Maxin's version of Rodgers and Hammerstein's There's Nothing Like a Dame featured some of the biggest TV names of the 1970s. For the time it was a superb act of tape-editing and it remains a classic.

When the duo moved to Thames TV, Maxin stayed at the BBC to produce Les Dawson before finally retiring. He'd been at the top of showbusiness for decades - in an extraordinary variety of roles.

In fact, well before he produced Eric and Ernie, he was already a top BBC TV light entertainment figure.

West End musical

He produced programmes with the likes of singer Kathy Kirby and comedians such as Charlie Drake and Dick Emery.

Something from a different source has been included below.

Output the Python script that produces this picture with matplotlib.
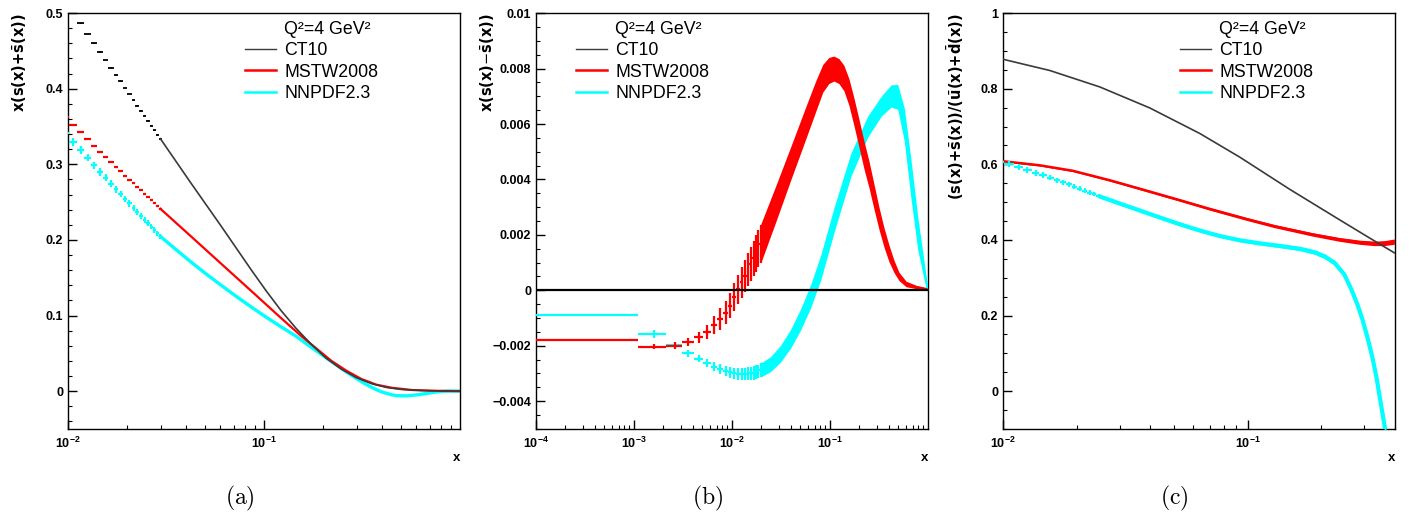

Ernest Cohen was born in east London in 1923. When he was six, his father changed the family name to Maxin.

He started out as a dancer at the famous Windmill theatre in Soho. After the war he toured with Arthur Askey in the musical The Love Racket. But increasingly he shifted towards TV production, for ITV and then, from 1963, at the BBC.

Unusually, Maxin retained a career aside from broadcasting, too. He had his own orchestra which in the 1950s and 1960s recorded easy listening albums.

He suffered probably his worst flop in 1980 as creator of the West End musical Barnardo, which aimed to be another Oliver but definitely wasn't. The critics weren't kind.

Ultimately, Maxin's natural home was entertainment TV. He produced hundreds of TV shows but he always managed to retain a specialism as a choreographer.